Esas No: 2014/7327
Karar No: 2015/2150
Karar Tarihi: 16.03.2015
Yargıtay 16. Hukuk Dairesi 2014/7327 Esas 2015/2150 Karar Sayılı İlamı
"İçtihat Metni"
MAHKEMESİ :ASLİYE HUKUK MAHKEMESİ
DAVA TÜRÜ : TAPU İPTALİ VE TESCİL
Taraflar arasında görülen dava sonucunda verilen hükmün Yargıtay"ca incelenmesi istenilmekle; temyiz isteğinin süresinde olduğu anlaşıldı, inceleme raporu ve dosyadaki belgeler okundu, GEREĞİ GÖRÜŞÜLDÜ:
Kadastro sonucu ...... Köyü çalışma alanında bulunan 3667 parsel sayılı 20800 metrekare yüzölçümündeki taşınmaz, komşu 3088 parsel sayılı taşınmaza uygulanan tapu kaydının miktar fazlası olduğundan söz edilerek davalı Hazine adına tespit ve tescil edilmiştir. Davacı ..., vergi kaydı, irsen intikal ve kazandırıcı zamanaşımı zilyetliğine dayanarak, çekişmeli taşınmazın muris ......... mirasçıları adlarına tescili istemiyle dava açmıştır. Mahkemece yapılan yargılama sonunda davanın kısmen kabulüne, çekişmeli 3667 parsel sayılı taşınmazın tapu kaydının iptali ile ....... Sulh Hukuk Mahkemesi’nin 1980/130 Esas, 1980/249 Karar sayılı .........’e ait veraset ilamında belirtilen hissesi oranında davacı ... adına tapuya tesciline, kalan payın davalı Hazine üzerinde bırakılmasına karar verilmiş; hüküm, davalı Hazine vekili tarafından temyiz edilmiştir.

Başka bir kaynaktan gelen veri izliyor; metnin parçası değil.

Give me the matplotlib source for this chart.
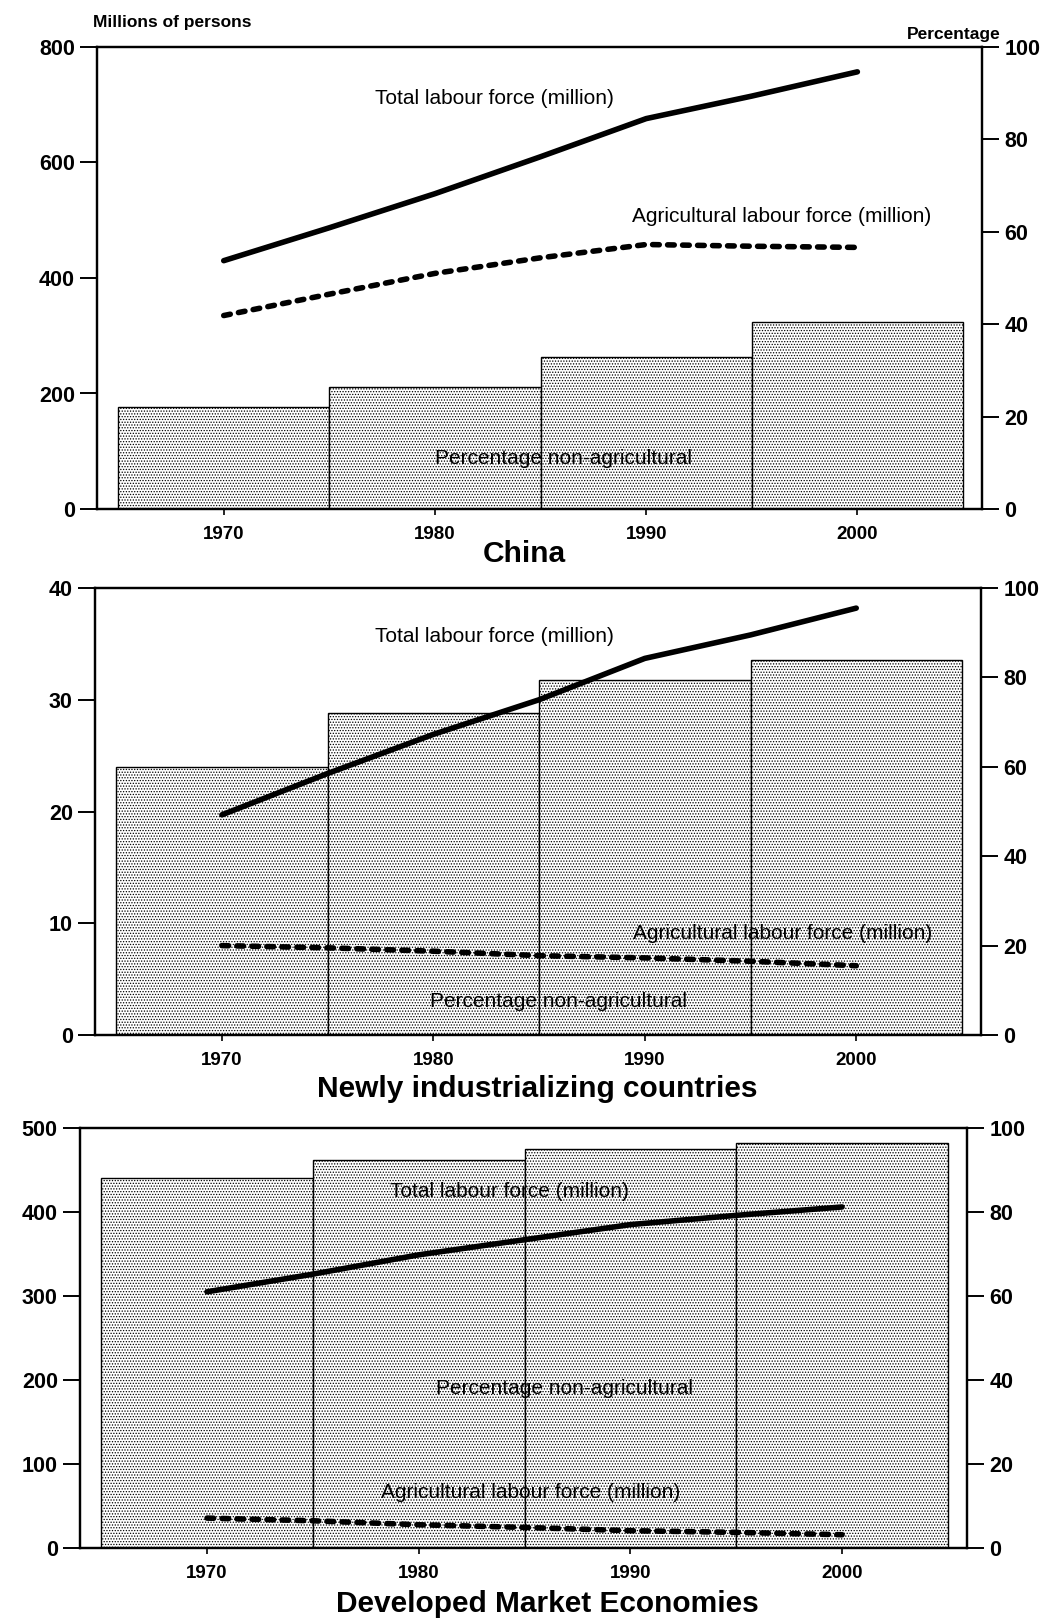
import matplotlib
matplotlib.use("Agg")
import matplotlib.pyplot as plt

plt.rcParams['font.family'] = ['Liberation Sans', 'DejaVu Sans']
plt.rcParams['hatch.color'] = 'black'
plt.rcParams['hatch.linewidth'] = 0.6

years = [1970, 1975, 1980, 1985, 1990, 1995, 2000]
bar_years = [1970, 1980, 1990, 2000]

# China
china_total = [430, 487, 546, 610, 676, 715, 757]
china_agri = [335, 372, 408, 435, 458, 455, 453]
china_pct = [22, 26.5, 33, 40.5]

# Newly industrializing countries
nic_total = [19.7, 23.4, 26.9, 30.0, 33.7, 35.8, 38.2]
nic_agri = [8.0, 7.8, 7.5, 7.1, 6.9, 6.6, 6.2]
nic_pct = [60, 72, 79.5, 84]

# Developed market economies
dme_total = [305, 326, 349, 367, 385, 396, 406]
dme_agri = [35.6, 32.4, 27.7, 24.5, 20.6, 18.6, 15.8]
dme_pct = [88, 92.5, 95, 96.5]

W, H = 1057, 1619
fig = plt.figure(figsize=(W / 100, H / 100), dpi=100)


def add_axes_px(left, top, right, bottom):
    return fig.add_axes([left / W, 1 - bottom / H, (right - left) / W, (bottom - top) / H])


def panel(box, total, agri, pct, ymax, yticks, labels):
    ax = add_axes_px(*box)
    ax2 = ax.twinx()
    ax.set_zorder(ax2.get_zorder() + 1)
    ax.patch.set_visible(False)

    ax2.bar(bar_years, pct, width=10, color='white', edgecolor='black',
            linewidth=1.0, hatch='......', zorder=1)
    ax2.set_ylim(0, 100)
    ax2.set_yticks([0, 20, 40, 60, 80, 100])

    ax.plot(years, total, color='black', lw=4, solid_capstyle='round')
    ax.plot(years, agri, color='black', lw=4, linestyle=(0, (1.2, 1.5)),
            dash_capstyle='round')
    ax.set_ylim(0, ymax)
    ax.set_yticks(yticks)
    ax.set_xlim(1964, 2005.9)
    ax.set_xticks([1970, 1980, 1990, 2000])

    for a in (ax, ax2):
        for s in a.spines.values():
            s.set_linewidth(1.6)
        a.tick_params(axis='y', length=12, width=1.4, labelsize=15.5, pad=4)
        for t in a.get_yticklabels():
            t.set_fontweight('bold')
    ax.tick_params(axis='x', length=4, width=1.2, labelsize=13.5, pad=8)
    for t in ax.get_xticklabels():
        t.set_fontweight('bold')

    for txt, x, y in labels:
        ax.text(x, y, txt, ha='center', va='center', fontsize=15, zorder=5)
    return ax


panel((97, 47, 982, 509), china_total, china_agri, china_pct, 800,
      [0, 200, 400, 600, 800],
      [('Total labour force (million)', 1982.8, 710),
       ('Agricultural labour force (million)', 1996.4, 506),
       ('Percentage non-agricultural', 1986.1, 88)])
fig.text(524 / W, 1 - 554 / H, 'China', ha='center', va='center',
         fontsize=21.5, fontweight='bold')
fig.text(93 / W, 1 - 23 / H, 'Millions of persons', ha='left', va='center',
         fontsize=12.5, fontweight='bold')
fig.text(1001 / W, 1 - 34 / H, 'Percentage', ha='right', va='center',
         fontsize=12.5, fontweight='bold')

panel((95, 588, 981, 1035), nic_total, nic_agri, nic_pct, 40,
      [0, 10, 20, 30, 40],
      [('Total labour force (million)', 1982.9, 35.7),
       ('Agricultural labour force (million)', 1996.5, 9.1),
       ('Percentage non-agricultural', 1985.9, 3.0)])
fig.text(537 / W, 1 - 1089 / H, 'Newly industrializing countries', ha='center',
         va='center', fontsize=21.5, fontweight='bold')

panel((80, 1128, 967, 1548), dme_total, dme_agri, dme_pct, 500,
      [0, 100, 200, 300, 400, 500],
      [('Total labour force (million)', 1984.3, 424),
       ('Agricultural labour force (million)', 1985.3, 66),
       ('Percentage non-agricultural', 1986.9, 190)])
fig.text(547 / W, 1 - 1604 / H, 'Developed Market Economies', ha='center',
         va='center', fontsize=21.5, fontweight='bold')

fig.savefig('out.png', dpi=100, facecolor='white')
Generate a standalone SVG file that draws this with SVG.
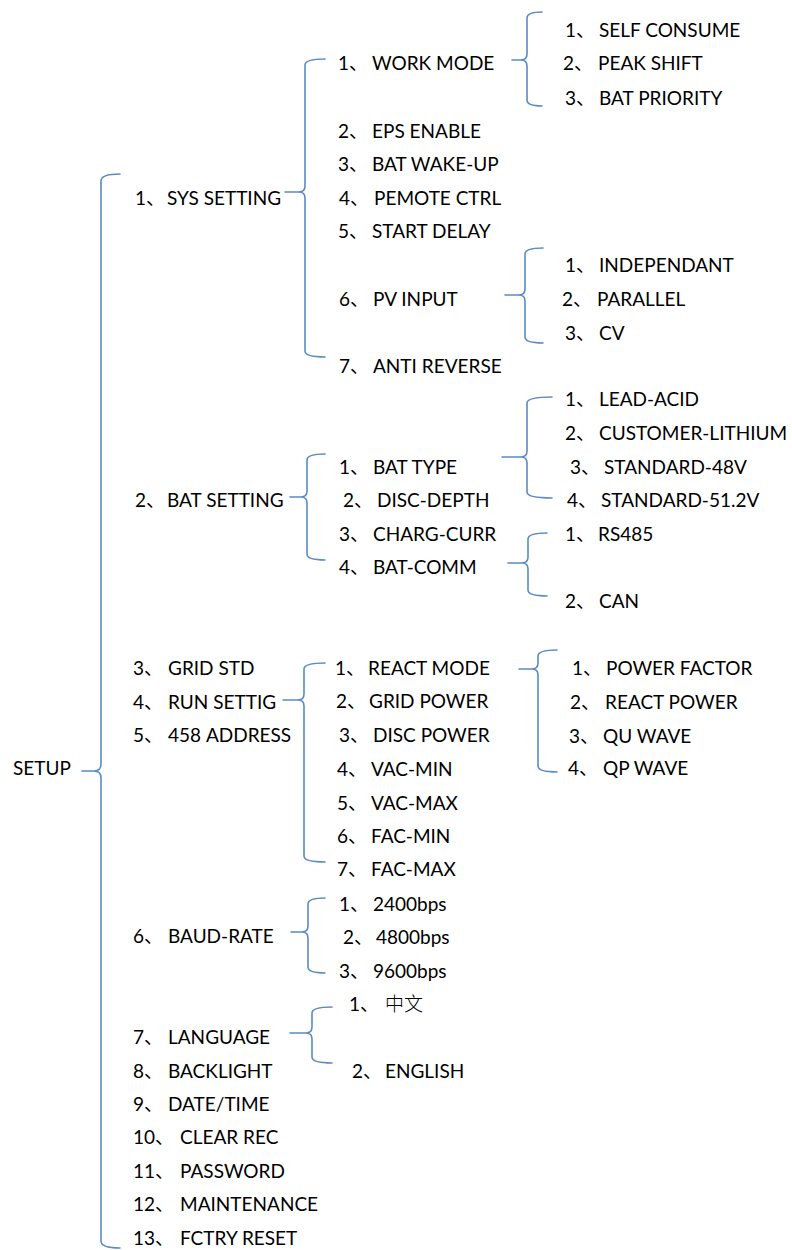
<svg xmlns="http://www.w3.org/2000/svg" width="792" height="1250" viewBox="0 0 792 1250">
<style>
text{font-family:Lato,"Noto Sans CJK SC",sans-serif;font-size:19px;fill:#000}
.b{fill:none;stroke:#5b8ac6;stroke-width:1.6;stroke-linecap:round;stroke-linejoin:round}
</style>
<rect width="792" height="1250" fill="#fff"/>
<g id="connectors">
<path class="b" d="M120 174Q101 174 101 181V764Q101 771 94 771H82M94 771Q101 771 101 778V1241Q101 1248 120 1248"/>
<path class="b" d="M325 59Q305 59 305 65V186Q305 192 299 192H285M299 192Q305 192 305 198V351Q305 357 325 357"/>
<path class="b" d="M542 12Q527 12 527 18V54Q527 60 521 60H512M521 60Q527 60 527 66V100Q527 106 542 106"/>
<path class="b" d="M543 248Q525 248 525 254V289Q525 295 519 295H505M519 295Q525 295 525 301V337Q525 343 543 343"/>
<path class="b" d="M325 454Q307 454 307 460V491Q307 497 301 497H290M301 497Q307 497 307 503V554Q307 560 325 560"/>
<path class="b" d="M552 397Q527 397 527 403V451Q527 457 521 457H502M521 457Q527 457 527 463V492Q527 498 552 498"/>
<path class="b" d="M547 533Q528 533 528 539V557Q528 563 522 563H508M522 563Q528 563 528 569V590Q528 596 547 596"/>
<path class="b" d="M325 663Q304 663 304 669V694Q304 700 298 700H283M298 700Q304 700 304 706V856Q304 862 325 862"/>
<path class="b" d="M557 650Q538 650 538 656V663Q538 669 532 669H519M532 669Q538 669 538 675V766Q538 772 557 772"/>
<path class="b" d="M325 898Q308 898 308 904V926Q308 932 302 932H291M302 932Q308 932 308 938V967Q308 973 325 973"/>
<path class="b" d="M332 1007Q312 1007 312 1013V1027Q312 1033 306 1033H290M306 1033Q312 1033 312 1039V1057Q312 1063 332 1063"/>
</g>
<g id="setup"><text x="13" y="775">SETUP</text></g>
<g id="sys-setting"><text y="205"><tspan x="135">1、</tspan><tspan x="167">SYS SETTING</tspan></text></g>
<g id="bat-setting"><text y="507"><tspan x="135">2、</tspan><tspan x="167">BAT SETTING</tspan></text></g>
<g id="grid-std"><text y="675"><tspan x="133">3、</tspan><tspan x="168">GRID STD</tspan></text></g>
<g id="run-settig"><text y="709"><tspan x="133">4、</tspan><tspan x="168">RUN SETTIG</tspan></text></g>
<g id="address"><text y="742"><tspan x="133">5、</tspan><tspan x="168">458 ADDRESS</tspan></text></g>
<g id="baud-rate"><text y="943"><tspan x="133">6、</tspan><tspan x="168">BAUD-RATE</tspan></text></g>
<g id="language"><text y="1044"><tspan x="133">7、</tspan><tspan x="168">LANGUAGE</tspan></text></g>
<g id="backlight"><text y="1078"><tspan x="133">8、</tspan><tspan x="168">BACKLIGHT</tspan></text></g>
<g id="date-time"><text y="1111"><tspan x="133">9、</tspan><tspan x="168">DATE/TIME</tspan></text></g>
<g id="clear-rec"><text y="1144"><tspan x="133">10、</tspan><tspan x="180">CLEAR REC</tspan></text></g>
<g id="password"><text y="1178"><tspan x="133">11、</tspan><tspan x="180">PASSWORD</tspan></text></g>
<g id="maintenance"><text y="1211"><tspan x="133">12、</tspan><tspan x="180">MAINTENANCE</tspan></text></g>
<g id="fctry-reset"><text y="1245"><tspan x="133">13、</tspan><tspan x="180">FCTRY RESET</tspan></text></g>
<g id="work-mode"><text y="70"><tspan x="338">1、</tspan><tspan x="372">WORK MODE</tspan></text></g>
<g id="eps-enable"><text y="138"><tspan x="338">2、</tspan><tspan x="372">EPS ENABLE</tspan></text></g>
<g id="bat-wake-up"><text y="171"><tspan x="338">3、</tspan><tspan x="372">BAT WAKE-UP</tspan></text></g>
<g id="pemote-ctrl"><text y="205"><tspan x="339">4、</tspan><tspan x="374">PEMOTE CTRL</tspan></text></g>
<g id="start-delay"><text y="238"><tspan x="338">5、</tspan><tspan x="372">START DELAY</tspan></text></g>
<g id="pv-input"><text y="306"><tspan x="339">6、</tspan><tspan x="373">PV INPUT</tspan></text></g>
<g id="anti-reverse"><text y="373"><tspan x="339">7、</tspan><tspan x="373">ANTI REVERSE</tspan></text></g>
<g id="self-consume"><text y="37"><tspan x="565">1、</tspan><tspan x="599">SELF CONSUME</tspan></text></g>
<g id="peak-shift"><text y="70"><tspan x="563">2、</tspan><tspan x="598">PEAK SHIFT</tspan></text></g>
<g id="bat-priority"><text y="105"><tspan x="565">3、</tspan><tspan x="599">BAT PRIORITY</tspan></text></g>
<g id="independant"><text y="272"><tspan x="565">1、</tspan><tspan x="599">INDEPENDANT</tspan></text></g>
<g id="parallel"><text y="306"><tspan x="562">2、</tspan><tspan x="597">PARALLEL</tspan></text></g>
<g id="cv"><text y="340"><tspan x="565">3、</tspan><tspan x="599">CV</tspan></text></g>
<g id="bat-type"><text y="474"><tspan x="339">1、</tspan><tspan x="373">BAT TYPE</tspan></text></g>
<g id="disc-depth"><text y="507"><tspan x="343">2、</tspan><tspan x="377">DISC-DEPTH</tspan></text></g>
<g id="charg-curr"><text y="541"><tspan x="339">3、</tspan><tspan x="373">CHARG-CURR</tspan></text></g>
<g id="bat-comm"><text y="574"><tspan x="339">4、</tspan><tspan x="373">BAT-COMM</tspan></text></g>
<g id="lead-acid"><text y="406"><tspan x="565">1、</tspan><tspan x="599">LEAD-ACID</tspan></text></g>
<g id="customer-lithium"><text y="440"><tspan x="565">2、</tspan><tspan x="599">CUSTOMER-LITHIUM</tspan></text></g>
<g id="standard-48v"><text y="474"><tspan x="570">3、</tspan><tspan x="604">STANDARD-48V</tspan></text></g>
<g id="standard-51v"><text y="507"><tspan x="567">4、</tspan><tspan x="601">STANDARD-51.2V</tspan></text></g>
<g id="rs485"><text y="541"><tspan x="565">1、</tspan><tspan x="598">RS485</tspan></text></g>
<g id="can"><text y="608"><tspan x="565">2、</tspan><tspan x="599">CAN</tspan></text></g>
<g id="react-mode"><text y="675"><tspan x="335">1、</tspan><tspan x="368">REACT MODE</tspan></text></g>
<g id="grid-power"><text y="708"><tspan x="336">2、</tspan><tspan x="369">GRID POWER</tspan></text></g>
<g id="disc-power"><text y="742"><tspan x="339">3、</tspan><tspan x="373">DISC POWER</tspan></text></g>
<g id="vac-min"><text y="776"><tspan x="337">4、</tspan><tspan x="371">VAC-MIN</tspan></text></g>
<g id="vac-max"><text y="810"><tspan x="337">5、</tspan><tspan x="371">VAC-MAX</tspan></text></g>
<g id="fac-min"><text y="843"><tspan x="337">6、</tspan><tspan x="371">FAC-MIN</tspan></text></g>
<g id="fac-max"><text y="876"><tspan x="337">7、</tspan><tspan x="371">FAC-MAX</tspan></text></g>
<g id="power-factor"><text y="675"><tspan x="572">1、</tspan><tspan x="606">POWER FACTOR</tspan></text></g>
<g id="react-power"><text y="709"><tspan x="570">2、</tspan><tspan x="605">REACT POWER</tspan></text></g>
<g id="qu-wave"><text y="743"><tspan x="569">3、</tspan><tspan x="603">QU WAVE</tspan></text></g>
<g id="qp-wave"><text y="775"><tspan x="568">4、</tspan><tspan x="603">QP WAVE</tspan></text></g>
<g id="bps2400"><text y="911"><tspan x="339">1、</tspan><tspan x="373">2400bps</tspan></text></g>
<g id="bps4800"><text y="944"><tspan x="343">2、</tspan><tspan x="376">4800bps</tspan></text></g>
<g id="bps9600"><text y="978"><tspan x="339">3、</tspan><tspan x="373">9600bps</tspan></text></g>
<g id="chinese"><text y="1011"><tspan x="349">1、</tspan><tspan x="385" style="font-weight:300">中文</tspan></text></g>
<g id="english"><text y="1078"><tspan x="352">2、</tspan><tspan x="385">ENGLISH</tspan></text></g>
</svg>
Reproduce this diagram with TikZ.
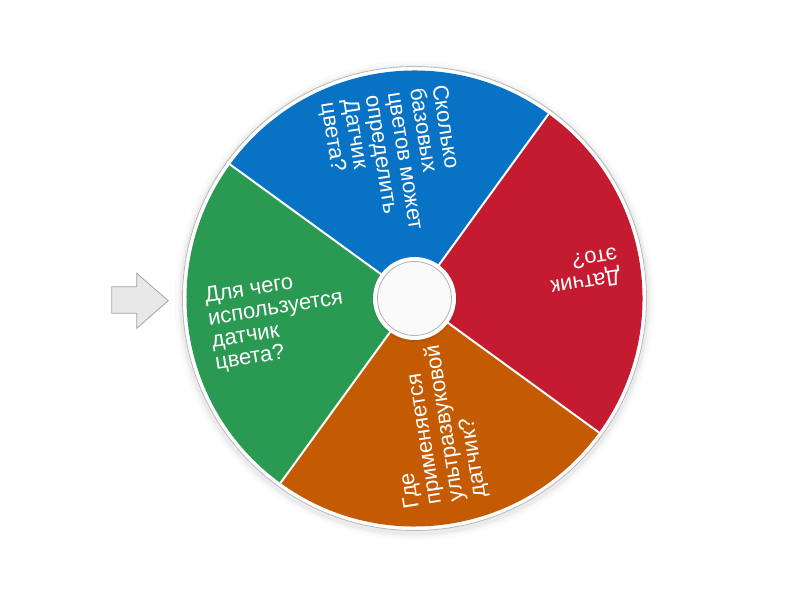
\documentclass[tikz,border=0pt]{standalone}
\usepackage{fontspec}
\setmainfont{Liberation Sans}
\definecolor{wheelblue}{HTML}{0872C4}
\definecolor{wheelred}{HTML}{C41B30}
\definecolor{wheelorange}{HTML}{C45A02}
\definecolor{wheelgreen}{HTML}{2A9A52}

\begin{document}
\begin{tikzpicture}[x = 1pt , y = 1pt ,
		question/.style = { text = white , align = left , anchor = west , inner sep = 0pt ,
			font = \fontsize{22}{22.5}\selectfont } ,
		pointer/.style = { fill = gray!18 , draw = gray!70 , line width = 0.8pt , line join = miter } ]
	\useasboundingbox[fill = white] (0,0) rectangle (800,600);
	\coordinate (c) at (414.5,301.5);
	\foreach \r/\o in {240/0.015, 237/0.025, 235/0.04}
		\fill[black , opacity = \o] ([yshift = -2pt]c) circle (\r);
	\filldraw[fill = white , draw = gray!55 , line width = 0.8pt] (c) circle (232);
	\foreach \a/\col in {-36/wheelred, 54/wheelblue, 144/wheelgreen, 234/wheelorange}
		\fill[fill = \col] (c) -- ++(\a:228) arc[start angle = \a , delta angle = 90 , radius = 228] -- cycle;
	\foreach \a in {-36, 54, 144, 234}
		\draw[white , line width = 2pt] (c) -- ++(\a:228);
	\fill[black , opacity = 0.06] ([yshift = -1.5pt]c) circle (42.5);
	\fill[white] (c) circle (41.5);
	\draw[gray!60 , fill = gray!4 , line width = 0.8pt] (c) circle (37);
	\node[question , rotate = 9] (green) at ([shift = {(189:207)}]c) {Для чего\\используется\\датчик\\цвета?};
	\node[question , rotate = -81] (blue) at ([shift = {(99:207)}]c) {Сколько\\базовых\\цветов может\\определить\\Датчик\\цвета?};
	\node[question , rotate = 189] (red) at ([shift = {(9:207)}]c) {Датчик\\это?};
	\node[question , rotate = 99] (orange) at ([shift = {(-81:207)}]c) {Где\\применяется\\ультразвуковой\\датчик?};
	\draw[pointer] (111.7,286.7) -- (136.7,286.7) -- (136.7,271.7) -- (168.3,299.3)
		-- (136.7,326.7) -- (136.7,313.3) -- (111.7,313.3) -- cycle;
\end{tikzpicture}
\end{document}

Mahkemece çekişmeli taşınmazın muris .........’ten intikal ettiği ve kazandırıcı zamanaşımı zilyetliği yoluyla taşınmaz edinme koşullarının oluştuğu kabul edilerek davacının miras payı oranında davanın kabulüne karar verilmiştir. Davacı dava dilekçesinde dava konusu taşınmazın .........’ten tüm mirasçılarına intikal ettiğini ileri sürerek Hazine adına oluşan tapu kaydının iptali ve miras payları oranında tüm mirasçılar adlarına tescili isteminde bulunmuş, bir diğer anlatımla murisin terekesinin el birliği halinde olduğunu bildirmiştir. Davalı Hazine terekeye göre 3. kişi durumundadır. Elbirliği halinde mülkiyet hükümlerine tabi bulunan bir terekede, terekeye ilişkin tasarruf işlemlerinin, 4721 sayılı Türk Medeni Kanunu"nun 640 ve 702. maddeleri uyarınca tüm mirasçılar tarafından birlikte yapılması zorunlu olup, tasarrufi işlem niteliğindeki davanın da tüm mirasçılar tarafından birlikte açılması gerekir. Bir mirasçının, özellikle acele hallerde miras şirketinin menfaatini korumak için bütün mirasçılar adına yalnız başına dava açması mümkün ise de; bu şekilde açılan bir davayı tüm mirasçıların katılımı sağlanmadan yürütemez. Bu halde, diğer mirasçıların da davaya katılımlarının sağlanması, muvafakatlerinin alınması veya terekeye temsilci tayin ettirilmesi gerekir. Dosyadaki bilgi ve belgelere ve mahkemenin kabulüne göre murisin, davacı dışında da mirasçıları bulunmaktadır. Hal böyle olunca, davacıya diğer mirasçıların davaya katılımını sağlaması veya muvafakatlarını alması ya da terekeye temsilci tayin ettirmesi için süre ve imkan tanınmalı, aktif dava ehliyetinin sağlanması halinde işin esasına girilerek iddia ve savunma doğrultusunda tüm deliller toplanıp sonucuna göre karar verilmelidir. Açıklanan nedenlerle taraf koşulu sağlanmaksızın esasa ilişkin yargılama yapılarak yazılı şekilde karar verilmiş olması isabetsiz olduğu gibi, elbirliği mülkiyetinde mirasçılardan her birinin belli bir payı olmayıp, miras payları taşınmazın bütününe ilişkin olduğundan 3. kişiye karşı açılan davada yalnızca davacının miras payının tesciline karar verilemeyeceğinin de göz ardı edilmesi isabetsiz olup, davalı Hazine vekilinin temyiz itirazları bu nedenle yerinde bulunduğundan kabulü ile hükmün BOZULMASINA, 16.03.2015 gününde oybirliğiyle karar verildi.